Breakingviews - Jack Ma's exit plan just raises more questions

Alibaba executive chairman Jack Ma talks to young entrepreneurs and students at the University of Nairobi in Nairobi, Kenya, July 20, 2017. REUTERS/Thomas Mukoya

HONG KONG (Reuters Breakingviews) - It’s one step forward, and two steps back for Alibaba. Three days after co-founder Jack Ma told a journalist that he planned to step down, the $420 billion e-commerce group confirmed that Chief Executive Daniel Zhang would succeed him as executive chairman in 2019. That’s laudable forward planning. And yet Monday’s official pronouncement raises as many governance questions as it answers.  

Unlike many Chinese tech bosses, Ma, now 54, has actually bothered with succession: first building up an executive team, and then pulling back.
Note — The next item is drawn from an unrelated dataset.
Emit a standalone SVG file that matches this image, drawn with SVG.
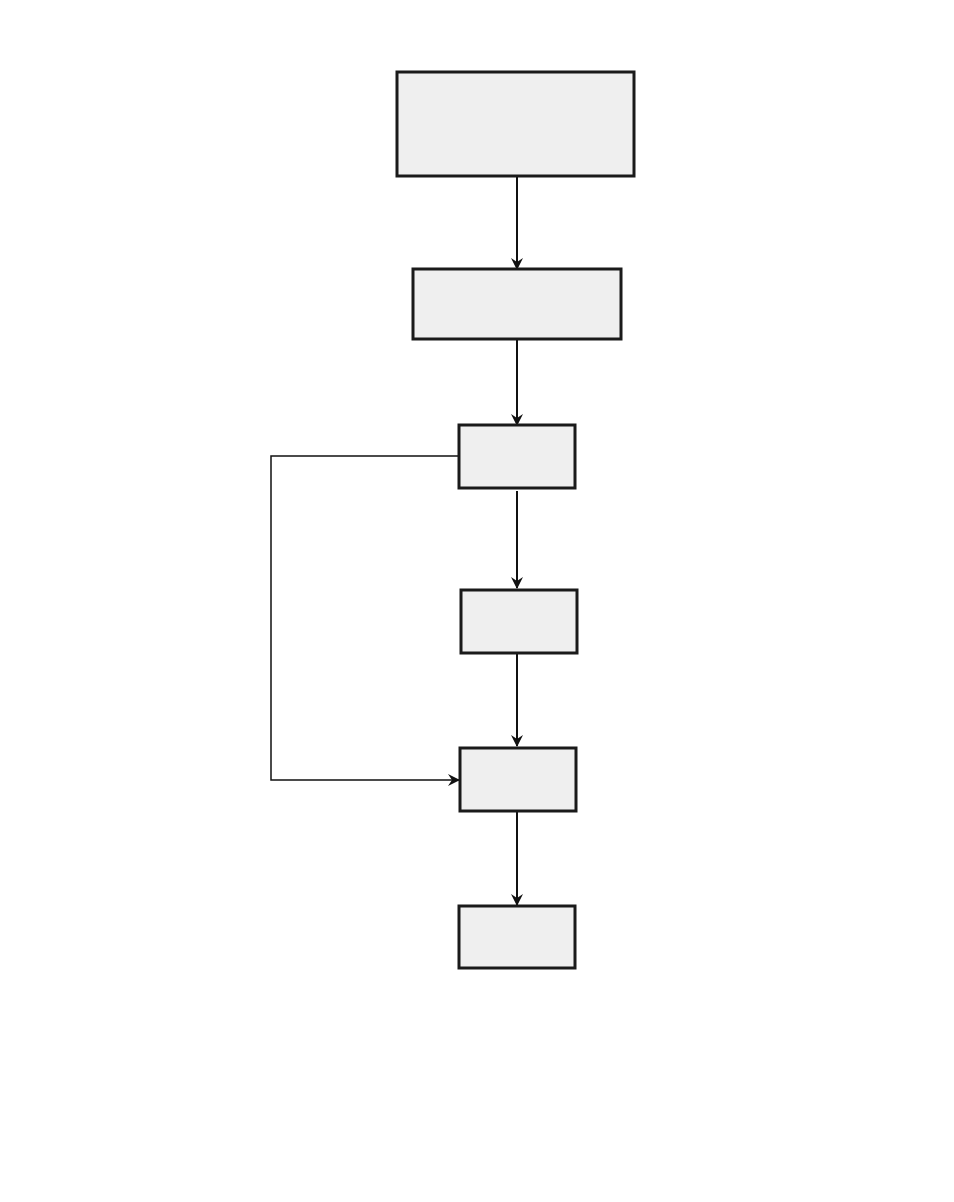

The English teacher turned corporate titan will step down from his executive chairman role in exactly a year. He will stay on the board for longer to ensure a smooth transition: until his term expires in 2020, according to a letter to employees, customers and shareholders.

That certainly clears up some confusion. Ma left investors guessing after he told the New York Times, according to an article published on Friday, that he would retire to focus on philanthropic work. Alibaba-owned South China Morning Post followed up, citing a spokesman who said Ma’s comments had been taken out of context.

Still, the plans leave plenty of concerns. For a start, counter to corporate governance best practice, Zhang will hold both the positions of chairman and chief executive. That’s hefty concentration, given the 46-year-old already sits on the powerful Alibaba Partnership, a 36-member group of executives that nominates the majority of the board, as well as the even more exclusive Partnership Committee, in charge of nominating new partners and determining their bonuses. 

More worrying is the lack of clarity around Ma’s nebulous influence after 2020. He will have no official title, but will remain a lifetime member of both the Alibaba Partnership and the Partnership Committee. That will give him considerable clout on board-level issues, and in more ambiguous tasks, like preserving the company’s culture and vision. That’s unwelcome opacity for shareholders.

How the change will affect Ma’s role with Alibaba affiliates including payments and financial services arm Ant Financial is also still unclear. The $150 billion fintech giant is controlled by Ma personally, and has joint investments with the e-commerce group. And yet it is curiously absent from Monday’s statement – as is the word “retirement”.